Value theory can be either normative or descriptive but is usually descriptive.

Lawrence Kohlberg: An example of descriptive ethics

Lawrence Kohlberg is one example of a psychologist working on descriptive ethics. In one study, for example, Kohlberg questioned a group of boys about what would be a right or wrong action for a man facing a moral dilemma: should he steal a drug to save his wife, or refrain from theft even though that would lead to his wife's death?[1] Kohlberg's concern was not which choice the boys made, but the moral reasoning that lay behind their decisions. After carrying out a number of related studies, Kohlberg devised a theory about the development of human moral reasoning that was intended to reflect the moral reasoning actually carried out by the participants in his research. Kohlberg's research can be classed as descriptive ethics to the extent that he describes human beings' actual moral development. If, in contrast, he had aimed to describe how humans ought to develop morally, his theory would have involved prescriptive ethics.

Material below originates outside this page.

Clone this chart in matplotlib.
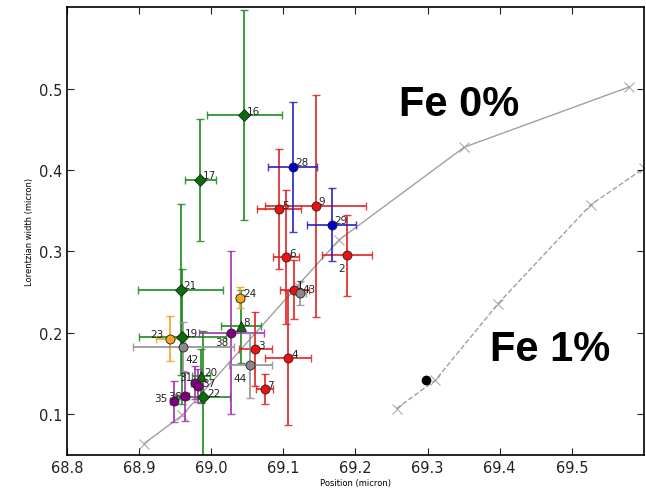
import matplotlib
matplotlib.use("Agg")
import matplotlib.pyplot as plt

# ---- data ----
ids    = [16, 17, 21, 19, 20, 22, 8, 5, 9, 6, 2, 1, 3, 4, 7, 28, 29, 24, 23, 38, 31, 37, 36, 35, 42, 44, 43]
xpos   = [69.046, 68.985, 68.958, 68.960, 68.986, 68.989, 69.041,
          69.094, 69.145, 69.104, 69.188, 69.115, 69.061, 69.107, 69.074,
          69.113, 69.167, 69.040, 68.943,
          69.028, 68.978, 68.982, 68.963, 68.948,
          68.961, 69.054, 69.123]
width  = [0.467, 0.388, 0.253, 0.195, 0.147, 0.121, 0.208,
          0.352, 0.356, 0.293, 0.295, 0.253, 0.180, 0.169, 0.131,
          0.404, 0.333, 0.243, 0.193,
          0.200, 0.139, 0.135, 0.122, 0.116,
          0.183, 0.160, 0.249]
xerr   = [0.052, 0.021, 0.059, 0.060, 0.012, 0.037, 0.028,
          0.030, 0.070, 0.018, 0.035, 0.020, 0.023, 0.032, 0.012,
          0.034, 0.034, 0.005, 0.020,
          0.045, 0.006, 0.006, 0.006, 0.005,
          0.070, 0.030, 0.008]
yerr   = [0.129, 0.075, 0.105, 0.083, 0.033, 0.081, 0.045,
          0.074, 0.136, 0.082, 0.050, 0.036, 0.045, 0.082, 0.018,
          0.080, 0.045, 0.013, 0.028,
          0.100, 0.020, 0.020, 0.030, 0.025,
          0.030, 0.040, 0.015]
groups = ["g", "g", "g", "g", "gt", "g", "gt",
          "r", "r", "r", "r", "r", "r", "r", "r",
          "b", "b", "o", "o",
          "p", "p", "p", "p", "p",
          "k", "k", "k"]

fe0_x = [68.907, 68.960, 69.120, 69.177, 69.351, 69.580]
fe0_y = [0.064, 0.099, 0.258, 0.314, 0.428, 0.502]
fe1_x = [69.257, 69.311, 69.398, 69.526, 69.600]
fe1_y = [0.107, 0.142, 0.236, 0.357, 0.402]
meas_x = [69.298]
meas_y = [0.142]

# ---- styles ----
style = {
    "g":  dict(color="#1a8a1a", face="#0b6e0b", marker="D", ms=6.5),
    "gt": dict(color="#1a8a1a", face="#0b6e0b", marker="^", ms=6.5),
    "r":  dict(color="#e02020", face="#ee1111", marker="o", ms=6.5),
    "b":  dict(color="#2020c8", face="#0000cc", marker="o", ms=6.5),
    "o":  dict(color="#f0a020", face="#f5a623", marker="o", ms=6.5),
    "p":  dict(color="#a030b0", face="#800080", marker="o", ms=6.5),
    "k":  dict(color="#909090", face="#888888", marker="o", ms=6.5),
}
label_off = {2: (-6, -11), 42: (2, -11), 44: (-12, -11), 38: (-12, -9),
             35: (-14, 0), 23: (-14, 1), 36: (-12, -2), 31: (-12, 2),
             37: (3, 0), 22: (3, 1)}

fig = plt.figure(figsize=(6.46, 4.89), dpi=100)
ax = fig.add_axes([0.1037, 0.0675, 0.893, 0.916])

ax.plot(fe0_x, fe0_y, "-", color="#a0a0a0", lw=1.0, marker="x", ms=7, mew=0.7, zorder=1)
ax.plot(fe1_x, fe1_y, "--", color="#a0a0a0", lw=1.0, marker="x", ms=7, mew=0.7, zorder=1)
ax.plot(meas_x, meas_y, "o", color="black", ms=6, zorder=3)

for i, x, y, xe, ye, g in zip(ids, xpos, width, xerr, yerr, groups):
    s = style[g]
    ax.errorbar(x, y, xerr=xe, yerr=ye, fmt="none", ecolor=s["color"],
                elinewidth=1.4, capsize=3, capthick=1.0, alpha=0.85, zorder=2)
    ax.plot(x, y, marker=s["marker"], ms=s["ms"], mfc=s["face"], mec="#202020",
            mew=0.6, linestyle="none", zorder=4)
    off = label_off.get(i, (2, 1))
    ax.annotate(str(i), (x, y), xytext=off, textcoords="offset points",
                fontsize=7.5, color="#222222", zorder=5)

ax.text(69.2606, 0.467, "Fe 0%", fontsize=30, fontweight="bold",
        family="Liberation Sans", color="black")
ax.text(69.386, 0.1666, "Fe 1%", fontsize=30, fontweight="bold",
        family="Liberation Sans", color="black")

ax.set_xlim(68.8, 69.6)
ax.set_ylim(0.05, 0.6)
ax.set_xticks([68.8, 68.9, 69.0, 69.1, 69.2, 69.3, 69.4, 69.5])
ax.set_yticks([0.1, 0.2, 0.3, 0.4, 0.5])
ax.tick_params(direction="in", top=True, right=True, length=5, labelsize=10.5,
               colors="#222222")
ax.set_xlabel("Position (micron)", fontsize=6, labelpad=2)
ax.set_ylabel("Lorentzian width (micron)", fontsize=6, labelpad=3)
for sp in ax.spines.values():
    sp.set_linewidth(1.2)

fig.savefig("out.png", dpi=100)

Descriptive ethics and relativism

Observations by descriptive ethics are often used as arguments for moral relativism (a meta-ethical theory about the nature of right and wrong). Some[citation needed] argue that ethical diversity[citation needed] between individuals and human cultures supports the theory that right and wrong are not absolute but relative. Morality is seen as relative to culture (an aspect of cultural relativism); sometimes it is seen as relative to each individual. This is taken to support the thesis that morality is a social construct, and thus relative to its users and their values, instead of being woven into the fabric of the Universe , a position championed by Moral Absolutism and Divine Command Theory.

References

  1. ^ Kohlberg, Lawrence, (1971). "Stages in Moral Development as a Basis for Moral Education." In C.M. Beck, B.S. Crittenden, and E.V. Sullivan, Eds. Moral Education: Interdisciplinary Approaches. Toronto: Toronto University Press.